Pour cela je compte me concentrer sur trois projets que j’ai actuellement «en cours».
Le premier aborde le langage, l’écriture et la performance autour du leitmotiv du karaoké, en ré-employant des chansons qui banalisent des types de violence, de sexisme, de misogynie. Je réfléchis à les pratiquer comme des objets d’empowerments culturel. Je cherche à prendre le contre-pied d’instrument de standardisation d’un patriarcat décomplexé. Sans en faire la simple négation, la censure ou encore son opposé, comment se ré-approprier des médiums populaires, interactifs et didactiques comme des paroles de chansons sous forme de karaoké ?
Le second projet part d’une réflexion sur le paradoxe des objets genrés, aussi bien dans leurs utilisations, leurs pronoms, leurs couleurs, leurs marketings, etc. Pourquoi différencions-nous les hommes et les femmes au point de penser qu’ils ne peuvent pas utiliser par exemple le même rasoir ou vêtement ? Pourquoi dans notre vocabulaire donnons nous un genre à des objets inanimés ?
Ce qui m’emmène directement jusqu’à mon troisième projet : comment puis-je contourner les objets emblématiques de nos rôles de genres ? Il s’agit d’une réflexion autour du détournement d’objets représentant un genre spécifique dans l’imaginaire commun.

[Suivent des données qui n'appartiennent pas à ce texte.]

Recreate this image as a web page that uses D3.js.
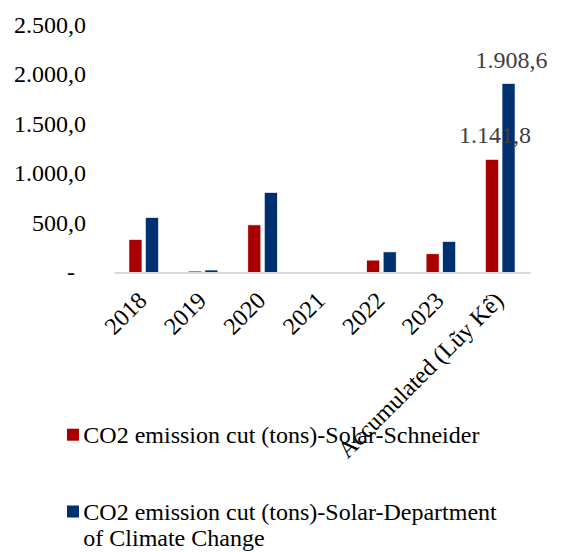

En tant qu’artiste j’aimerais considérer ces objets comme matière créative. Je chercherai à les repenser pour casser des clichés genrés autour d’eux.
Il est intéressant pour moi de travailler avec des élèves sur ces sujets car cela me permet de comprendre comment évoluent ou non les nouvelles générations après des bouleversements comme Metoo, Balancetonporc, Roman Polanski, le mariage pour tous etc. Quelle différence y a-t-il entre leur génération et la mienne ou celle de leurs parents ?
Cette résidence me permettrait d’avancer en travaillant avec eux sur des travaux qui manquent, selon moi, de recherches, d’expérimentations, de temps et d’espace. Enfin, c’est une occasion pour moi d’accompagner une nouvelle génération vers l’évolution des mentalités, une bienveillance affirmée envers les autres malgré leurs différences et une société plus égalitaire.